Focusing on the common issues will bring about a drastic improvement in your work in a very short time. People will notice, and you'll find that the future feedback you get will be better, with fewer and more specific issues being noticed.
The Trust Factor
After a few rounds of feedback, you will begin to learn whom you can and can't trust to give you useful, honest feedback. People who give you nothing but glowing reviews (maybe even give everyone glowing reviews) are probably wonderful folks, but they aren't helpful when it comes to reading your work. Also, people who are out to cut up other people's work should be avoided. These people often feel their own work is flawed, and tear others down to make themselves feel better. Avoid them if you can.

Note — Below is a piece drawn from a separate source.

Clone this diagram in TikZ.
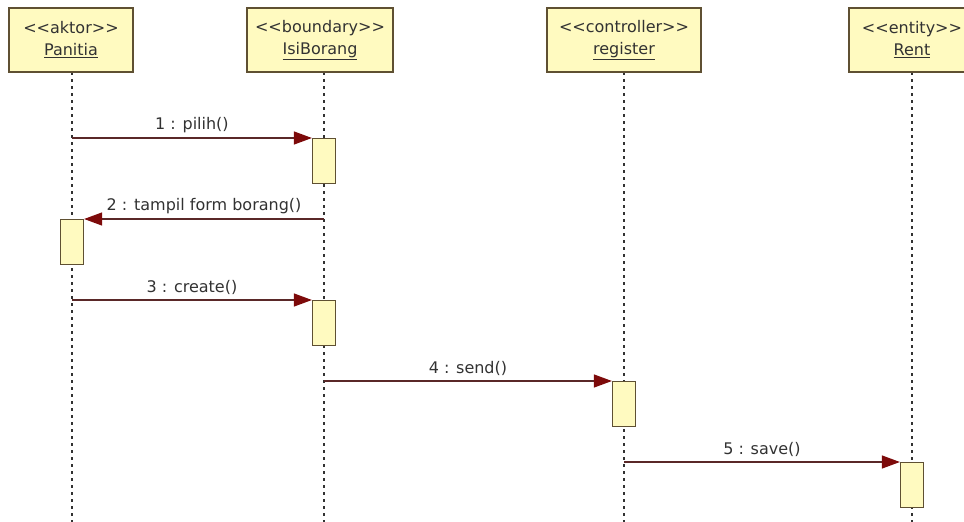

The people you can trust to give you frank feedback every time are worth the time to establish a good relationship with. The feedback will be subjective--reading always is. But if you have a wide enough assortment of readers, you will be able to balance the subjectivity factor by seeing where responses overlap and what may just be an outlier. These readers will drastically improve your work, and help you gain a real understanding of the written word. Pay attention, as even the most seasoned writers can learn a thing or two from fresh eyes.
Responding to Feedback
No matter how bad the feedback is, even if it gets personal, it's in your best interest to avoid responding to feedback in a negative way. When I get feedback on my work (and I do, often) the only thing I generally say is a polite thank you for the time spent on it. No matter how good or bad it is, the person has taken the time to read your work, and that's a big deal. Show your appreciation for that much at least, even if you don't like what they have to say.
Garnering feedback from various sources is a sure-fire way to improve your writing and turn your words into prose. I've said it before, but it's worth saying again: Writing a book is a marathon, not a sprint. And with patience, you'll end up with a final draft that is not only worth publishing, but it will be worth reading to thousands of people. Good luck!